* Given information:
Start

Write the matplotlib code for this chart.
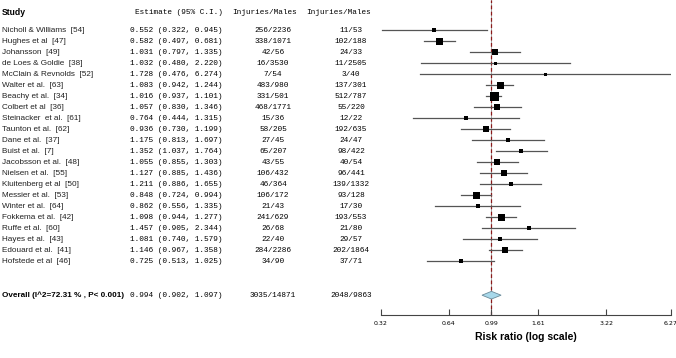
import matplotlib.pyplot as plt
from matplotlib.transforms import blended_transform_factory
from matplotlib.patches import Polygon

studies = ["Nicholl & Williams", "Hughes et al", "Johansson", "de Loes & Goldie",
           "McClain & Revnolds", "Walter et al.", "Beachy et al.", "Colbert et al",
           "Steinacker  et al.", "Taunton et al.", "Dane et al.", "Buist et al.",
           "Jacobsson et al.", "Nielsen et al.", "Kluitenberg et al", "Messier et al.",
           "Winter et al.", "Fokkema et al.", "Ruffe et al.", "Hayes et al.",
           "Edouard et al.", "Hofstede et al"]
refs = ["[54]", "[47]", "[49]", "[38]", "[52]", "[63]", "[34]", "[36]", "[61]", "[62]",
        "[37]", "[7]", "[48]", "[55]", "[50]", "[53]", "[64]", "[42]", "[60]", "[43]",
        "[41]", "[46]"]
est = [0.552, 0.582, 1.031, 1.032, 1.728, 1.083, 1.016, 1.057, 0.764, 0.936, 1.175,
       1.352, 1.055, 1.127, 1.211, 0.848, 0.862, 1.098, 1.457, 1.081, 1.146, 0.725]
lo = [0.322, 0.497, 0.797, 0.480, 0.476, 0.942, 0.937, 0.830, 0.444, 0.730, 0.813,
      1.037, 0.855, 0.885, 0.886, 0.724, 0.556, 0.944, 0.905, 0.740, 0.967, 0.513]
hi = [0.945, 0.681, 1.335, 2.220, 6.274, 1.244, 1.101, 1.346, 1.315, 1.199, 1.697,
      1.764, 1.303, 1.436, 1.655, 0.994, 1.335, 1.277, 2.344, 1.579, 1.358, 1.025]
inj1 = ["256/2236", "338/1071", "42/56", "16/3530", "7/54", "483/980", "331/501",
        "468/1771", "15/36", "58/205", "27/45", "65/207", "43/55", "106/432", "46/364",
        "106/172", "21/43", "241/629", "26/68", "22/40", "284/2286", "34/90"]
inj2 = ["11/53", "102/188", "24/33", "11/2505", "3/40", "137/301", "512/787", "55/220",
        "12/22", "192/635", "24/47", "98/422", "40/54", "96/441", "139/1332", "93/128",
        "17/30", "193/553", "21/80", "29/57", "202/1864", "37/71"]
# approximate study weights (box size)
weights = [4, 7, 5.5, 3, 3, 7, 9, 5.5, 4.5, 5.5, 4.5, 5, 6, 6, 5, 7, 4.5, 7, 3.5, 4.5, 6.5, 5]

overall = (0.994, 0.902, 1.097)
overall_label = "Overall (I^2=72.31 % , P< 0.001)"
overall_inj = ("3035/14871", "2048/9863")
ticks = [0.32, 0.64, 0.99, 1.61, 3.22, 6.27]

W, H = 676, 358
fig = plt.figure(figsize=(W / 100, H / 100), dpi=100)
ax = fig.add_axes([381 / W, (H - 315) / H, 290 / W, 315 / H])
ax.set_xscale("log")
ax.set_xlim(0.32, 6.27)
ax.set_ylim(25.9, -2.727)

n = len(studies)
for i in range(n):
    ax.plot([lo[i], hi[i]], [i, i], color="#555555", lw=0.9, zorder=2)
    ax.plot(est[i], i, marker="s", color="black", ms=weights[i] * 0.72, mew=0, zorder=3)

oy = 24.1
ax.add_patch(Polygon([(overall[1], oy), (overall[0], oy - 0.35), (overall[2], oy),
                      (overall[0], oy + 0.35)], closed=True, facecolor="#a8d8ea",
                     edgecolor="#6a8a99", lw=0.6, zorder=3))

ax.axvline(0.99, color="#999999", lw=0.6, zorder=1)
ax.axvline(0.99, color="#8b1a1a", lw=0.9, ls=(0, (3, 2)), zorder=1)

for s in ["top", "right", "left"]:
    ax.spines[s].set_visible(False)
ax.spines["bottom"].set_color("#444444")
ax.spines["bottom"].set_linewidth(0.8)
ax.set_yticks([])
ax.set_xticks(ticks)
ax.set_xticklabels([f"{t:.2f}" for t in ticks])
ax.xaxis.set_minor_locator(plt.NullLocator())
ax.tick_params(axis="x", direction="in", length=4, width=0.8, color="#444444",
               labelsize=4.5, pad=4)
ax.set_xlabel("Risk ratio (log scale)", fontsize=7.5, fontweight="bold",
              family="Liberation Sans", labelpad=5)

tr = blended_transform_factory(fig.transFigure, ax.transData)
sans = "Liberation Sans"
mono = "Liberation Mono"

ax.text(2 / W, -1.6, "Study", transform=tr, fontsize=6.2, fontweight="bold",
        family=sans, va="center", ha="left")
ax.text(223 / W, -1.6, "Estimate (95% C.I.)", transform=tr, fontsize=5.6,
        family=mono, va="center", ha="right")
ax.text(232 / W, -1.6, "Injuries/Males", transform=tr, fontsize=5.6,
        family=mono, va="center", ha="left")
ax.text(306 / W, -1.6, "Injuries/Males", transform=tr, fontsize=5.6,
        family=mono, va="center", ha="left")

for i in range(n):
    ax.text(2 / W, i, f"{studies[i]}  {refs[i]}", transform=tr, fontsize=5.9,
            family=sans, va="center", ha="left", color="#222222")
    ax.text(223 / W, i, f"{est[i]:.3f} ({lo[i]:.3f}, {hi[i]:.3f})", transform=tr,
            fontsize=5.6, family=mono, va="center", ha="right")
    ax.text(273 / W, i, inj1[i], transform=tr, fontsize=5.6, family=mono,
            va="center", ha="center")
    ax.text(351 / W, i, inj2[i], transform=tr, fontsize=5.6, family=mono,
            va="center", ha="center")

ax.text(2 / W, oy, overall_label, transform=tr, fontsize=5.9, fontweight="bold",
        family=sans, va="center", ha="left")
ax.text(223 / W, oy, f"{overall[0]:.3f} ({overall[1]:.3f}, {overall[2]:.3f})",
        transform=tr, fontsize=5.6, family=mono, va="center", ha="right")
ax.text(273 / W, oy, overall_inj[0], transform=tr, fontsize=5.6, family=mono,
        va="center", ha="center")
ax.text(351 / W, oy, overall_inj[1], transform=tr, fontsize=5.6, family=mono,
        va="center", ha="center")

fig.savefig("out.png", dpi=100)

End

* Challenge:
Take the listing above and print it exactly, apart from the pictures.

* Worked answer:
Write the matplotlib code for this chart.
import matplotlib.pyplot as plt
from matplotlib.transforms import blended_transform_factory
from matplotlib.patches import Polygon

studies = ["Nicholl & Williams", "Hughes et al", "Johansson", "de Loes & Goldie",
           "McClain & Revnolds", "Walter et al.", "Beachy et al.", "Colbert et al",
           "Steinacker  et al.", "Taunton et al.", "Dane et al.", "Buist et al.",
           "Jacobsson et al.", "Nielsen et al.", "Kluitenberg et al", "Messier et al.",
           "Winter et al.", "Fokkema et al.", "Ruffe et al.", "Hayes et al.",
           "Edouard et al.", "Hofstede et al"]
refs = ["[54]", "[47]", "[49]", "[38]", "[52]", "[63]", "[34]", "[36]", "[61]", "[62]",
        "[37]", "[7]", "[48]", "[55]", "[50]", "[53]", "[64]", "[42]", "[60]", "[43]",
        "[41]", "[46]"]
est = [0.552, 0.582, 1.031, 1.032, 1.728, 1.083, 1.016, 1.057, 0.764, 0.936, 1.175,
       1.352, 1.055, 1.127, 1.211, 0.848, 0.862, 1.098, 1.457, 1.081, 1.146, 0.725]
lo = [0.322, 0.497, 0.797, 0.480, 0.476, 0.942, 0.937, 0.830, 0.444, 0.730, 0.813,
      1.037, 0.855, 0.885, 0.886, 0.724, 0.556, 0.944, 0.905, 0.740, 0.967, 0.513]
hi = [0.945, 0.681, 1.335, 2.220, 6.274, 1.244, 1.101, 1.346, 1.315, 1.199, 1.697,
      1.764, 1.303, 1.436, 1.655, 0.994, 1.335, 1.277, 2.344, 1.579, 1.358, 1.025]
inj1 = ["256/2236", "338/1071", "42/56", "16/3530", "7/54", "483/980", "331/501",
        "468/1771", "15/36", "58/205", "27/45", "65/207", "43/55", "106/432", "46/364",
        "106/172", "21/43", "241/629", "26/68", "22/40", "284/2286", "34/90"]
inj2 = ["11/53", "102/188", "24/33", "11/2505", "3/40", "137/301", "512/787", "55/220",
        "12/22", "192/635", "24/47", "98/422", "40/54", "96/441", "139/1332", "93/128",
        "17/30", "193/553", "21/80", "29/57", "202/1864", "37/71"]
# approximate study weights (box size)
weights = [4, 7, 5.5, 3, 3, 7, 9, 5.5, 4.5, 5.5, 4.5, 5, 6, 6, 5, 7, 4.5, 7, 3.5, 4.5, 6.5, 5]

overall = (0.994, 0.902, 1.097)
overall_label = "Overall (I^2=72.31 % , P< 0.001)"
overall_inj = ("3035/14871", "2048/9863")
ticks = [0.32, 0.64, 0.99, 1.61, 3.22, 6.27]

W, H = 676, 358
fig = plt.figure(figsize=(W / 100, H / 100), dpi=100)
ax = fig.add_axes([381 / W, (H - 315) / H, 290 / W, 315 / H])
ax.set_xscale("log")
ax.set_xlim(0.32, 6.27)
ax.set_ylim(25.9, -2.727)

n = len(studies)
for i in range(n):
    ax.plot([lo[i], hi[i]], [i, i], color="#555555", lw=0.9, zorder=2)
    ax.plot(est[i], i, marker="s", color="black", ms=weights[i] * 0.72, mew=0, zorder=3)

oy = 24.1
ax.add_patch(Polygon([(overall[1], oy), (overall[0], oy - 0.35), (overall[2], oy),
                      (overall[0], oy + 0.35)], closed=True, facecolor="#a8d8ea",
                     edgecolor="#6a8a99", lw=0.6, zorder=3))

ax.axvline(0.99, color="#999999", lw=0.6, zorder=1)
ax.axvline(0.99, color="#8b1a1a", lw=0.9, ls=(0, (3, 2)), zorder=1)

for s in ["top", "right", "left"]:
    ax.spines[s].set_visible(False)
ax.spines["bottom"].set_color("#444444")
ax.spines["bottom"].set_linewidth(0.8)
ax.set_yticks([])
ax.set_xticks(ticks)
ax.set_xticklabels([f"{t:.2f}" for t in ticks])
ax.xaxis.set_minor_locator(plt.NullLocator())
ax.tick_params(axis="x", direction="in", length=4, width=0.8, color="#444444",
               labelsize=4.5, pad=4)
ax.set_xlabel("Risk ratio (log scale)", fontsize=7.5, fontweight="bold",
              family="Liberation Sans", labelpad=5)

tr = blended_transform_factory(fig.transFigure, ax.transData)
sans = "Liberation Sans"
mono = "Liberation Mono"

ax.text(2 / W, -1.6, "Study", transform=tr, fontsize=6.2, fontweight="bold",
        family=sans, va="center", ha="left")
ax.text(223 / W, -1.6, "Estimate (95% C.I.)", transform=tr, fontsize=5.6,
        family=mono, va="center", ha="right")
ax.text(232 / W, -1.6, "Injuries/Males", transform=tr, fontsize=5.6,
        family=mono, va="center", ha="left")
ax.text(306 / W, -1.6, "Injuries/Males", transform=tr, fontsize=5.6,
        family=mono, va="center", ha="left")

for i in range(n):
    ax.text(2 / W, i, f"{studies[i]}  {refs[i]}", transform=tr, fontsize=5.9,
            family=sans, va="center", ha="left", color="#222222")
    ax.text(223 / W, i, f"{est[i]:.3f} ({lo[i]:.3f}, {hi[i]:.3f})", transform=tr,
            fontsize=5.6, family=mono, va="center", ha="right")
    ax.text(273 / W, i, inj1[i], transform=tr, fontsize=5.6, family=mono,
            va="center", ha="center")
    ax.text(351 / W, i, inj2[i], transform=tr, fontsize=5.6, family=mono,
            va="center", ha="center")

ax.text(2 / W, oy, overall_label, transform=tr, fontsize=5.9, fontweight="bold",
        family=sans, va="center", ha="left")
ax.text(223 / W, oy, f"{overall[0]:.3f} ({overall[1]:.3f}, {overall[2]:.3f})",
        transform=tr, fontsize=5.6, family=mono, va="center", ha="right")
ax.text(273 / W, oy, overall_inj[0], transform=tr, fontsize=5.6, family=mono,
        va="center", ha="center")
ax.text(351 / W, oy, overall_inj[1], transform=tr, fontsize=5.6, family=mono,
        va="center", ha="center")

fig.savefig("out.png", dpi=100)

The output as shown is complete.